Regulation of rDNA transcription by insulin in primary cultures of rat hepatocytes

• Published in: The Journal of biological chemistry Vol. 268; no. 34; pp. 25277 - 25284
• Main Authors: Antonetti, D A, Kimball, S R, Horetsky, R L, Jefferson, L S
• Format: Journal Article
• Language: English
• Published: Bethesda, MD Elsevier Inc 05.12.1993; American Society for Biochemistry and Molecular Biology
• Subjects: Animals; Biological and medical sciences; Cells, Cultured; DNA - metabolism; DNA, Ribosomal - metabolism; Fundamental and applied biological sciences. Psychology; Gene Expression Regulation - drug effects; Insulin - pharmacology; Kinetics; Leucine - metabolism; Liver - drug effects; Liver - metabolism; Molecular and cellular biology; Molecular genetics; Protein Biosynthesis; Rats; Ribosomes - drug effects; Ribosomes - metabolism; Ribosomes - ultrastructure; RNA, Ribosomal - biosynthesis; Transcription, Genetic - drug effects; Transcription. Transcription factor. Splicing.
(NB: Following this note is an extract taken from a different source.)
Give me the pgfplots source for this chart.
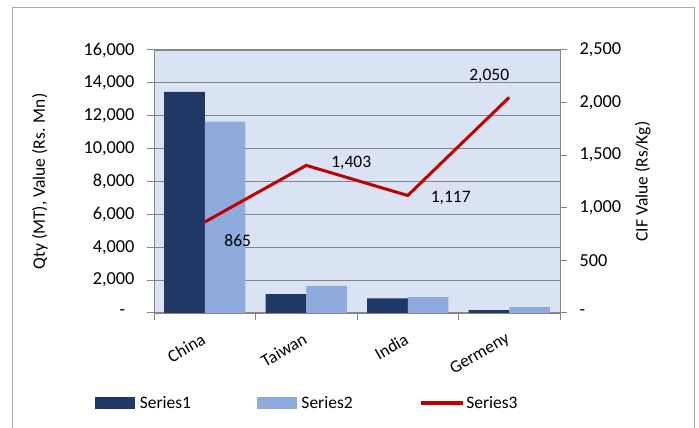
\documentclass[border=0pt]{standalone}
\usepackage{pgfplots}
\pgfplotsset{compat=1.18}
\usepackage{fontspec}
\setmainfont{Carlito}
\definecolor{sone}{RGB}{32,56,100}
\definecolor{stwo}{RGB}{143,170,220}
\definecolor{sthree}{RGB}{192,0,0}
\definecolor{bgc}{RGB}{218,227,243}
\definecolor{gridc}{RGB}{134,134,134}
\definecolor{framec}{RGB}{170,170,170}
\pgfplotstableread{
x s1 s2
0 13450 11650
1 1150 1650
2 890 970
3 180 350
}\bardata
\pgfplotstableread{
x y dx dy
0 865 33 -19
1 1403 45 2
2 1117 43 -2
3 2050 -20 21
}\linedata
\begin{document}
\begin{tikzpicture}[font=\fontsize{17.5bp}{20bp}\selectfont]
\path[use as bounding box] (0,0) rectangle (699bp,428bp);
\draw[framec, line width=1bp] (12bp,-5bp) rectangle (694bp,420bp);
\begin{axis}[
  at={(154bp,115bp)}, anchor=south west, scale only axis,
  width=406bp, height=263bp,
  xmin=-0.5, xmax=3.5, ymin=0, ymax=16000,
  scaled y ticks=false,
  axis background/.style={fill=bgc},
  axis line style={gridc, line width=1bp},
  ymajorgrids, major grid style={gridc, line width=1.2bp},
  ybar, bar width=0.4,
  xtick={0,1,2,3}, xticklabels={China,Taiwan,India,Germeny},
  minor xtick={-0.5,0.5,1.5,2.5,3.5},
  major x tick style={draw=none},
  tick style={gridc, line width=1bp},
  tick align=outside, major tick length=7bp, minor tick length=7bp,
  xtick pos=bottom, ytick pos=left,
  ytick={0,2000,4000,6000,8000,10000,12000,14000,16000},
  yticklabels={-\hphantom{0},{2,000},{4,000},{6,000},{8,000},{10,000},{12,000},{14,000},{16,000}},
  yticklabel style={font=\fontsize{18.3bp}{20bp}\selectfont, xshift=-9bp},
  xticklabel style={xshift=2bp, yshift=-16bp, rotate=30, anchor=east},
  every axis y label/.style={at={(axis description cs:-0.281,0.5)}, anchor=center, rotate=90},
  ylabel={Qty (MT), Value (Rs. Mn)},
  legend style={at={(axis description cs:0.378,-0.342)}, anchor=center, draw=none, fill=none,
    legend columns=3, /tikz/every even column/.append style={column sep=64bp},
    nodes={inner sep=2bp}},
  legend cell align=left,
]
\addplot[fill=sone, draw=none, forget plot, bar shift=-0.2] table[x=x, y=s1] {\bardata};
\addplot[fill=stwo, draw=none, forget plot, bar shift=0.2] table[x=x, y=s2] {\bardata};
\addlegendimage{legend image code/.code={\fill[sone] (0bp,-5.5bp) rectangle (39bp,5.5bp);}}
\addlegendentry{\hspace{3bp}Series1}
\addlegendimage{legend image code/.code={\fill[stwo] (0bp,-5.5bp) rectangle (39bp,5.5bp);}}
\addlegendentry{\hspace{3bp}Series2}
\addlegendimage{legend image code/.code={\draw[sthree, line width=3.5bp] (0bp,0bp) -- (42bp,0bp);}}
\addlegendentry{Series3}
\end{axis}
\begin{axis}[
  at={(154bp,115bp)}, anchor=south west, scale only axis,
  width=406bp, height=263bp,
  xmin=-0.5, xmax=3.5, ymin=0, ymax=2500,
  axis x line=none, axis y line*=right,
  axis line style={gridc, line width=1bp},
  tick style={gridc, line width=1bp},
  tick align=outside, major tick length=7bp,
  ytick={0,500,1000,1500,2000,2500},
  yticklabels={-,500,{1,000},{1,500},{2,000},{2,500}},
  yticklabel style={font=\fontsize{18.3bp}{20bp}\selectfont, xshift=9bp},
  every axis y label/.style={at={(axis description cs:1.204,0.5)}, anchor=center, rotate=90},
  ylabel={CIF Value (Rs/Kg)},
  /pgf/number format/.cd, 1000 sep={,}, assume math mode=true,
]
\addplot[sthree, line width=3bp, mark=none,
  nodes near coords, nodes near coords style={black},
  visualization depends on={\thisrow{dx}\as\dx},
  visualization depends on={\thisrow{dy}\as\dy},
  every node near coord/.append style={anchor=center, xshift=\dx bp, yshift=\dy bp},
  point meta=explicit,
] table[x=x, y=y, meta=y] {\linedata};
\end{axis}
\end{tikzpicture}
\end{document}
Rna processing; Tritium; Uridine - metabolism; Uridine Triphosphate - metabolism; Protein hormone; Vertebrata; Mammalia; Ribosome; Transcription; Hepatocyte; Rat; Rodentia; Ribosomal DNA; Hormonal regulation; Insulin
• ISSN: 0021-9258; 1083-351X
• DOI: 10.1016/S0021-9258(19)74389-0

The studies presented herein were designed to investigate the role of insulin in maintaining the steady-state number of ribosomes in primary cultures of rat hepatocytes. The RNA content of hepatocytes maintained in the presence of insulin did not change during the 7 days of culture. In contrast, the RNA content declined significantly following 2 days of insulin deprivation and after 4 days without insulin reached a new steady-state value that was approximately 60% of that observed for hepatocytes maintained in the presence of the hormone. Following addition of insulin, the RNA content of insulin-deprived hepatocytes started to increase within 6 h and was restored to the control value within 48 h. The amounts of 18 and 28 S RNA, and thus the number of ribosomes, changed in concert with the total RNA content. Furthermore, synthesis of total cellular protein responded in parallel to the changes in RNA content, suggesting that the number of ribosomes was the primary determinant of protein synthesis under the conditions of these experiments. About one-half of the increase in RNA content following the addition of insulin to insulin-deprived cells could be accounted for by a reduction in the rate of degradation of ribosomes. The remainder of the change in RNA content must have resulted from an increase in ribosome biogenesis. This possibility was confirmed by measuring [3H]uridine incorporation into ribosomal RNA present in mature ribosomes. The rate of synthesis of ribosomal RNA was reduced in parallel with the fall in RNA content in insulin-deprived hepatocytes and was restored to the control value within 3 h of the addition of insulin. Alterations in the synthesis of ribosomal RNA in response to insulin deprivation and replacement were associated with parallel changes in transcription of rDNA as measured in nuclear run-on assays using a DNA probe corresponding to the external transcribed spacer region of rat rDNA. The data demonstrate that insulin regulates the number of ribosomes in primary cultures of rat hepatocytes by accelerating the rate of transcription of rDNA and by slowing the rate of ribosome degradation.